Para Ewângela, alguns pontos devem ser modificados. “Esse profissional que atua como profissional da saúde e como docente não têm essa última dimensão, por exemplo, incorporada em sua aposentadoria. Há que se encontrar formas diferentes e inovadoras para solucionar essa problemática. Podemos pensar, por exemplo, na possibilidade desse profissional atuar uma parte de sua carga horária de trabalho como profissional de saúde e outra parte como docente”, propôs, concluindo: “Dessa forma, o profissional passará a se dedicar muito mais aos processos formativos prioritários da escola. Poderá envolver suas equipes de trabalho e provocar intervenções que modifiquem de fato os serviços”.
O segundo aspecto citado pela coordenadora pedagógica da ETSUS Mato Grosso do Sul foi a dificuldade enfrentada pelos alunos-trabalhadores. “Nosso público são os trabalhadores de nível médio do SUS que atuam sem a devida qualificação. Detectamos dificuldades dessa clientela frequentar os cursos por não ter um auxílio financeiro como, por exemplo, uma ajuda de custo para sua deslocação”, ponderou. Ewângela lembrou que os profissionais de nível superior em alguns projetos de especialização e mestrado possuem bolsas para conseguir frequentar os cursos. “Por que os trabalhadores de nível médio também não podem garantir isso, em seus projetos formativos?”, questionou.

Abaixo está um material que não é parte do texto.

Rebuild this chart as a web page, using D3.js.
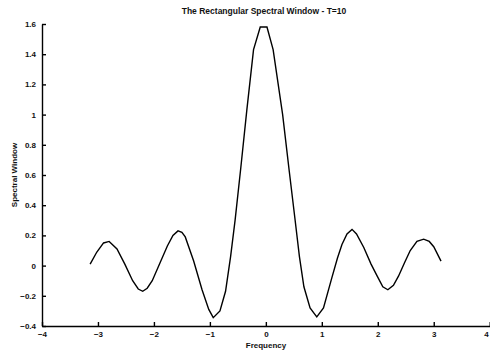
<!DOCTYPE html>
<meta charset="UTF-8">
<style>

    body {
        margin: 0;
        background: #fff;
    }

    .line {
        fill: none;
        stroke: #000;
        stroke-width: 1.4px;
    }

    .axis path, .axis line {
        stroke: #000;
        stroke-width: 1.4px;
    }

    .axis text, .label {
        font-family: "Liberation Sans", Arial, sans-serif;
        font-size: 8px;
        font-weight: bold;
        fill: #111;
    }

    .title {
        font-size: 8.5px;
    }

</style>

<body>

<!-- load the d3.js library -->
<script src="https://d3js.org/d3.v7.min.js"></script>

<script>

// frequency values
var freq = [
    -3.14, -3.02, -2.90, -2.80, -2.66, -2.52, -2.38, -2.28, -2.20, -2.12,
    -2.03, -1.90, -1.76, -1.66, -1.57, -1.50, -1.44, -1.29, -1.14, -1.02,
    -0.94, -0.82, -0.72, -0.63, -0.55, -0.45, -0.34, -0.22, -0.10, 0.02,
    0.13, 0.30, 0.42, 0.52, 0.60, 0.68, 0.79, 0.91, 1.03, 1.18,
    1.28, 1.36, 1.45, 1.54, 1.62, 1.75, 1.88, 1.99, 2.09, 2.18,
    2.28, 2.37, 2.48, 2.58, 2.70, 2.82, 2.92, 3.00, 3.13
];

// spectral window values
var windowVals = [
    0.01, 0.09, 0.15, 0.16, 0.11, 0.01, -0.10, -0.155, -0.17, -0.15,
    -0.10, 0.01, 0.13, 0.20, 0.23, 0.22, 0.19, 0.03, -0.16, -0.29,
    -0.345, -0.30, -0.17, 0.06, 0.30, 0.64, 1.03, 1.43, 1.58, 1.58,
    1.43, 1.00, 0.62, 0.31, 0.06, -0.14, -0.28, -0.34, -0.28, -0.08,
    0.05, 0.14, 0.21, 0.24, 0.21, 0.12, 0.01, -0.07, -0.14, -0.16,
    -0.13, -0.07, 0.02, 0.10, 0.16, 0.175, 0.16, 0.125, 0.03
];

var xTicks = [-4, -3, -2, -1, 0, 1, 2, 3, 4];
var yTicks = [-0.4, -0.2, 0, 0.2, 0.4, 0.6, 0.8, 1, 1.2, 1.4, 1.6];

var title = "The Rectangular Spectral Window - T=10";
var xTitle = "Frequency";
var yTitle = "Spectral Window";

// set the dimensions and margins of the graph
var margin = {top: 24, right: 0, bottom: 27, left: 42},
    width = 490 - margin.left - margin.right,
    height = 353 - margin.top - margin.bottom;

// set the ranges
var x = d3.scaleLinear().domain([-4, 4]).range([0, width - 0.3]);
var y = d3.scaleLinear().domain([-0.4, 1.6]).range([height, 0]);

var data = freq.map(function(f, i) { return {f: f, v: windowVals[i]}; });

var valueline = d3.line()
    .x(function(d) { return x(d.f); })
    .y(function(d) { return y(d.v); });

var svg = d3.select("body").append("svg")
    .attr("width", 490)
    .attr("height", 353)
  .append("g")
    .attr("transform", "translate(" + margin.left + "," + margin.top + ")");

// the curve
svg.append("path")
    .data([data])
    .attr("class", "line")
    .attr("d", valueline);

// X axis, ticks pointing up into the plot
var xAxis = svg.append("g")
    .attr("class", "axis")
    .attr("transform", "translate(0," + height + ")")
    .call(d3.axisBottom(x).tickValues(xTicks).tickSizeInner(-4).tickSizeOuter(0)
        .tickPadding(5).tickFormat(d3.format("d")));

// last label sits on the right edge, keep it inside
xAxis.selectAll(".tick text")
    .filter(function(d) { return d === 4; })
    .attr("text-anchor", "end")
    .attr("dx", -1.5);

// Y axis, ticks pointing right into the plot
svg.append("g")
    .attr("class", "axis")
    .call(d3.axisLeft(y).tickValues(yTicks).tickSizeInner(-4).tickSizeOuter(0)
        .tickPadding(6).tickFormat(function(d) { return d3.format("")(+d.toFixed(1)); }));

// title
svg.append("text")
    .attr("class", "label title")
    .attr("x", width / 2 - 2)
    .attr("y", -13)
    .attr("dy", "0.35em")
    .attr("text-anchor", "middle")
    .text(title);

// x label
svg.append("text")
    .attr("class", "label")
    .attr("x", width / 2)
    .attr("y", height + 19)
    .attr("dy", "0.35em")
    .attr("text-anchor", "middle")
    .text(xTitle);

// y label
svg.append("text")
    .attr("class", "label")
    .attr("transform", "rotate(-90)")
    .attr("x", -height / 2)
    .attr("y", -28)
    .attr("dy", "0.35em")
    .attr("text-anchor", "middle")
    .text(yTitle);

</script>

</body>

Ewângela ressaltou também a necessidade de se implementar a Política de Planos de Carreiras, Cargos e Salários (PCCS) no SUS. “Os trabalhadores estão desmotivados e desvalorizados. Muitos já possuem uma formação superior à exigida pelo cargo, mas isso não se reflete em sua carreira”. Para ela, um outro aspecto que merece ser debatido é a sensibilização dos profissionais da rede que atuam em setores onde ocorrerá algum processo formativo. “Tal sensibilização deve anteceder a formação propriamente dita, mas quase sempre não é feita com o tempo, o planejamento e a metodologia adequados”. A coordenadora sugere que deve haver financiamento para essa ação, uma vez sua realização necessita de reuniões para se desenvolver pesquisas e levantamentos dos problemas existentes nos processos de trabalho junto às equipes de trabalho, chefias e comunidade em geral.
O último aspecto destacado foi o campo de estágio e prática nos cursos técnicos desenvolvidos pela ETSUS. “Esse campo hoje está restrito e as ETSUS disputam acirradamente esses campos com a iniciativa privada. Isso dificulta a execução de cursos na alta complexidade, como os técnicos em Radiologia e Enfermagem. É necessário pensar em alternativas que priorizem a atuação das ETSUS, que são instâncias formadoras dos trabalhadores de nível médio do SUS”, defendeu.